EXERCISE PROMPT
Would you transcribe the whole listing exactly, minus its pictures?

** Start SUPPLIED MATERIAL **

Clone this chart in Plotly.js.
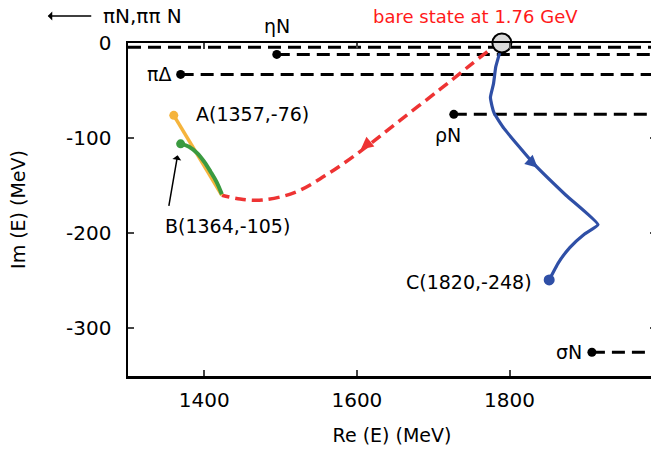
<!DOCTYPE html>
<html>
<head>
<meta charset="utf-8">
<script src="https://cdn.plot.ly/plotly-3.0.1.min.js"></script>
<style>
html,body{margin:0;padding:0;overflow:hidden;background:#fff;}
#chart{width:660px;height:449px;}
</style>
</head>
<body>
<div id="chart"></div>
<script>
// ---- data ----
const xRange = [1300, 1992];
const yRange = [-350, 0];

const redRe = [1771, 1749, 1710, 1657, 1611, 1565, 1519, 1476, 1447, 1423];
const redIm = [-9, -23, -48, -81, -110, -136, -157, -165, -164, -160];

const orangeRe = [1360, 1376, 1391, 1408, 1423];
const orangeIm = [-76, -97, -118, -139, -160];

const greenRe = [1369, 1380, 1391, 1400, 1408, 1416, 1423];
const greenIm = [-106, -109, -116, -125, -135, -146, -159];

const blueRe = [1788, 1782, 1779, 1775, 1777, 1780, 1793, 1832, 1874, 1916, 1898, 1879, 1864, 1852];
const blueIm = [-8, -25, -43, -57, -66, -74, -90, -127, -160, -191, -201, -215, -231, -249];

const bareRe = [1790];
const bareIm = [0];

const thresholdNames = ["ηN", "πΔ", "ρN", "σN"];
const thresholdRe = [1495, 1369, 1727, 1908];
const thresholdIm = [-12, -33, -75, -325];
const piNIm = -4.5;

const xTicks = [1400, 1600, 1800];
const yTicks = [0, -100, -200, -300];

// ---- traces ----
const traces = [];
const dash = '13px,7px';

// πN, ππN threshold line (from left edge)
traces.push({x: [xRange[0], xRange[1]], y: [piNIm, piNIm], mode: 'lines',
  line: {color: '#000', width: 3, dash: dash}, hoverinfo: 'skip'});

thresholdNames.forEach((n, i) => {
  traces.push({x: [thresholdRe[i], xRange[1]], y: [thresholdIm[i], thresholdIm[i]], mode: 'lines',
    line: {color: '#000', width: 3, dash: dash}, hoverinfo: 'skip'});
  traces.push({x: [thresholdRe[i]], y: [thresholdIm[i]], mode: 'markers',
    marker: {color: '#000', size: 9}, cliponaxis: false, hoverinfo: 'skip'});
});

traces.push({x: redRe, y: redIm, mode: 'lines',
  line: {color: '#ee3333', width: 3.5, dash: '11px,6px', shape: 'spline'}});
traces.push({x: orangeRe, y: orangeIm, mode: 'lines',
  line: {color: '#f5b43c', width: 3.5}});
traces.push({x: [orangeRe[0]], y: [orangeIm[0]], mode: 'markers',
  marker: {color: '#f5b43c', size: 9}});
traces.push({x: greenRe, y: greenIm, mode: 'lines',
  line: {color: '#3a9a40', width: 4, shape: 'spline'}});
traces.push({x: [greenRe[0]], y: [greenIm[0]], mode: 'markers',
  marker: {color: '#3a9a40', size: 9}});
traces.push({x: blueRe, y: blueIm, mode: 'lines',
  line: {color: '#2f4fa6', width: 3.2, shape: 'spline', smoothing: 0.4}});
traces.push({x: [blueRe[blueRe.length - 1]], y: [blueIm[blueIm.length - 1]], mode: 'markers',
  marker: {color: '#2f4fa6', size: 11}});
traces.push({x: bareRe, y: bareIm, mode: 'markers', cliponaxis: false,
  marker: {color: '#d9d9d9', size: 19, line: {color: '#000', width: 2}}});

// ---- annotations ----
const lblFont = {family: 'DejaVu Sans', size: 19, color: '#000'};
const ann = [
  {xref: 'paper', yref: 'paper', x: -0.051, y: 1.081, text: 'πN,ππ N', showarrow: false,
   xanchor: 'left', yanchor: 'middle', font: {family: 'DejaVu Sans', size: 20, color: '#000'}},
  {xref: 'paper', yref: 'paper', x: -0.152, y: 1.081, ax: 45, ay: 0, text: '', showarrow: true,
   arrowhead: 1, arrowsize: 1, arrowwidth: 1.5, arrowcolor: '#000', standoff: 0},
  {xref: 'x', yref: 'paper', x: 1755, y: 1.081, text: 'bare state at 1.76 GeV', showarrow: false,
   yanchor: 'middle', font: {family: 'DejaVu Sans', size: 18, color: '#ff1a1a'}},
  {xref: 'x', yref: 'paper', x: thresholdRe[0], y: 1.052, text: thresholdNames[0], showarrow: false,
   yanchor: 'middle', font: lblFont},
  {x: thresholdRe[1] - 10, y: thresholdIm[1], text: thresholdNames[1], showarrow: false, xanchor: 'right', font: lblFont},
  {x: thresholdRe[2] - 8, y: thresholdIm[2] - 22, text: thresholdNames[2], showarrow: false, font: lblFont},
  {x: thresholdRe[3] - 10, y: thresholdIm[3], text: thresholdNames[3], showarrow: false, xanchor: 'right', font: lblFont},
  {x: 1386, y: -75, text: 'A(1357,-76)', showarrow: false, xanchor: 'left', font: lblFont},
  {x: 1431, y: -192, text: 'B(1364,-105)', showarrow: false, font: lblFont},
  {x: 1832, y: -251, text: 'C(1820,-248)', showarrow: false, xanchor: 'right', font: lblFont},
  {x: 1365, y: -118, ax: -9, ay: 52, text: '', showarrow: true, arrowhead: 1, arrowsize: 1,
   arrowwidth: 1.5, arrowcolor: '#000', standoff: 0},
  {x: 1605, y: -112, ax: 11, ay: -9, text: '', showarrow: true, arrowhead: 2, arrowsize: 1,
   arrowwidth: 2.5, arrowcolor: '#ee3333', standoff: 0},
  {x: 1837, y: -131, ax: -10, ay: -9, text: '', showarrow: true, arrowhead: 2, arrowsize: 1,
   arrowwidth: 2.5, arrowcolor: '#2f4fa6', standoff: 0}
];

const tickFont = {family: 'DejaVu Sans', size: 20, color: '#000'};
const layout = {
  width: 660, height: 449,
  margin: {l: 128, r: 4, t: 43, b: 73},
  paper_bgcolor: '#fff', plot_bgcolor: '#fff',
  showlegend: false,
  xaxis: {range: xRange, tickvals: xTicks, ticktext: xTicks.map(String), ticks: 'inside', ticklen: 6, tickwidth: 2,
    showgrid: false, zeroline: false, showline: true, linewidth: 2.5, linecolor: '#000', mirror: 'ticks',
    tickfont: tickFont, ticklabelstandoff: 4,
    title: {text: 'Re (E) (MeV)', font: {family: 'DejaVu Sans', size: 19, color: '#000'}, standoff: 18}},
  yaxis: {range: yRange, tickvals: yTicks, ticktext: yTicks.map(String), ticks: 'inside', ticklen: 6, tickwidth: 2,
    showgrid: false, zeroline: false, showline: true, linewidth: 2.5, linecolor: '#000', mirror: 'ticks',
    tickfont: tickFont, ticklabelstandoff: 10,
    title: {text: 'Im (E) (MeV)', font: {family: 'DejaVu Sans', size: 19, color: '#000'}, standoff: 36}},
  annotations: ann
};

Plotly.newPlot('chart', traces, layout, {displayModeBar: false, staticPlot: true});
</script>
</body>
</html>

** End SUPPLIED MATERIAL **

EXERCISE RESPONSE
Clone this chart in Plotly.js.
<!DOCTYPE html>
<html>
<head>
<meta charset="utf-8">
<script src="https://cdn.plot.ly/plotly-3.0.1.min.js"></script>
<style>
html,body{margin:0;padding:0;overflow:hidden;background:#fff;}
#chart{width:660px;height:449px;}
</style>
</head>
<body>
<div id="chart"></div>
<script>
// ---- data ----
const xRange = [1300, 1992];
const yRange = [-350, 0];

const redRe = [1771, 1749, 1710, 1657, 1611, 1565, 1519, 1476, 1447, 1423];
const redIm = [-9, -23, -48, -81, -110, -136, -157, -165, -164, -160];

const orangeRe = [1360, 1376, 1391, 1408, 1423];
const orangeIm = [-76, -97, -118, -139, -160];

const greenRe = [1369, 1380, 1391, 1400, 1408, 1416, 1423];
const greenIm = [-106, -109, -116, -125, -135, -146, -159];

const blueRe = [1788, 1782, 1779, 1775, 1777, 1780, 1793, 1832, 1874, 1916, 1898, 1879, 1864, 1852];
const blueIm = [-8, -25, -43, -57, -66, -74, -90, -127, -160, -191, -201, -215, -231, -249];

const bareRe = [1790];
const bareIm = [0];

const thresholdNames = ["ηN", "πΔ", "ρN", "σN"];
const thresholdRe = [1495, 1369, 1727, 1908];
const thresholdIm = [-12, -33, -75, -325];
const piNIm = -4.5;

const xTicks = [1400, 1600, 1800];
const yTicks = [0, -100, -200, -300];

// ---- traces ----
const traces = [];
const dash = '13px,7px';

// πN, ππN threshold line (from left edge)
traces.push({x: [xRange[0], xRange[1]], y: [piNIm, piNIm], mode: 'lines',
  line: {color: '#000', width: 3, dash: dash}, hoverinfo: 'skip'});

thresholdNames.forEach((n, i) => {
  traces.push({x: [thresholdRe[i], xRange[1]], y: [thresholdIm[i], thresholdIm[i]], mode: 'lines',
    line: {color: '#000', width: 3, dash: dash}, hoverinfo: 'skip'});
  traces.push({x: [thresholdRe[i]], y: [thresholdIm[i]], mode: 'markers',
    marker: {color: '#000', size: 9}, cliponaxis: false, hoverinfo: 'skip'});
});

traces.push({x: redRe, y: redIm, mode: 'lines',
  line: {color: '#ee3333', width: 3.5, dash: '11px,6px', shape: 'spline'}});
traces.push({x: orangeRe, y: orangeIm, mode: 'lines',
  line: {color: '#f5b43c', width: 3.5}});
traces.push({x: [orangeRe[0]], y: [orangeIm[0]], mode: 'markers',
  marker: {color: '#f5b43c', size: 9}});
traces.push({x: greenRe, y: greenIm, mode: 'lines',
  line: {color: '#3a9a40', width: 4, shape: 'spline'}});
traces.push({x: [greenRe[0]], y: [greenIm[0]], mode: 'markers',
  marker: {color: '#3a9a40', size: 9}});
traces.push({x: blueRe, y: blueIm, mode: 'lines',
  line: {color: '#2f4fa6', width: 3.2, shape: 'spline', smoothing: 0.4}});
traces.push({x: [blueRe[blueRe.length - 1]], y: [blueIm[blueIm.length - 1]], mode: 'markers',
  marker: {color: '#2f4fa6', size: 11}});
traces.push({x: bareRe, y: bareIm, mode: 'markers', cliponaxis: false,
  marker: {color: '#d9d9d9', size: 19, line: {color: '#000', width: 2}}});

// ---- annotations ----
const lblFont = {family: 'DejaVu Sans', size: 19, color: '#000'};
const ann = [
  {xref: 'paper', yref: 'paper', x: -0.051, y: 1.081, text: 'πN,ππ N', showarrow: false,
   xanchor: 'left', yanchor: 'middle', font: {family: 'DejaVu Sans', size: 20, color: '#000'}},
  {xref: 'paper', yref: 'paper', x: -0.152, y: 1.081, ax: 45, ay: 0, text: '', showarrow: true,
   arrowhead: 1, arrowsize: 1, arrowwidth: 1.5, arrowcolor: '#000', standoff: 0},
  {xref: 'x', yref: 'paper', x: 1755, y: 1.081, text: 'bare state at 1.76 GeV', showarrow: false,
   yanchor: 'middle', font: {family: 'DejaVu Sans', size: 18, color: '#ff1a1a'}},
  {xref: 'x', yref: 'paper', x: thresholdRe[0], y: 1.052, text: thresholdNames[0], showarrow: false,
   yanchor: 'middle', font: lblFont},
  {x: thresholdRe[1] - 10, y: thresholdIm[1], text: thresholdNames[1], showarrow: false, xanchor: 'right', font: lblFont},
  {x: thresholdRe[2] - 8, y: thresholdIm[2] - 22, text: thresholdNames[2], showarrow: false, font: lblFont},
  {x: thresholdRe[3] - 10, y: thresholdIm[3], text: thresholdNames[3], showarrow: false, xanchor: 'right', font: lblFont},
  {x: 1386, y: -75, text: 'A(1357,-76)', showarrow: false, xanchor: 'left', font: lblFont},
  {x: 1431, y: -192, text: 'B(1364,-105)', showarrow: false, font: lblFont},
  {x: 1832, y: -251, text: 'C(1820,-248)', showarrow: false, xanchor: 'right', font: lblFont},
  {x: 1365, y: -118, ax: -9, ay: 52, text: '', showarrow: true, arrowhead: 1, arrowsize: 1,
   arrowwidth: 1.5, arrowcolor: '#000', standoff: 0},
  {x: 1605, y: -112, ax: 11, ay: -9, text: '', showarrow: true, arrowhead: 2, arrowsize: 1,
   arrowwidth: 2.5, arrowcolor: '#ee3333', standoff: 0},
  {x: 1837, y: -131, ax: -10, ay: -9, text: '', showarrow: true, arrowhead: 2, arrowsize: 1,
   arrowwidth: 2.5, arrowcolor: '#2f4fa6', standoff: 0}
];

const tickFont = {family: 'DejaVu Sans', size: 20, color: '#000'};
const layout = {
  width: 660, height: 449,
  margin: {l: 128, r: 4, t: 43, b: 73},
  paper_bgcolor: '#fff', plot_bgcolor: '#fff',
  showlegend: false,
  xaxis: {range: xRange, tickvals: xTicks, ticktext: xTicks.map(String), ticks: 'inside', ticklen: 6, tickwidth: 2,
    showgrid: false, zeroline: false, showline: true, linewidth: 2.5, linecolor: '#000', mirror: 'ticks',
    tickfont: tickFont, ticklabelstandoff: 4,
    title: {text: 'Re (E) (MeV)', font: {family: 'DejaVu Sans', size: 19, color: '#000'}, standoff: 18}},
  yaxis: {range: yRange, tickvals: yTicks, ticktext: yTicks.map(String), ticks: 'inside', ticklen: 6, tickwidth: 2,
    showgrid: false, zeroline: false, showline: true, linewidth: 2.5, linecolor: '#000', mirror: 'ticks',
    tickfont: tickFont, ticklabelstandoff: 10,
    title: {text: 'Im (E) (MeV)', font: {family: 'DejaVu Sans', size: 19, color: '#000'}, standoff: 36}},
  annotations: ann
};

Plotly.newPlot('chart', traces, layout, {displayModeBar: false, staticPlot: true});
</script>
</body>
</html>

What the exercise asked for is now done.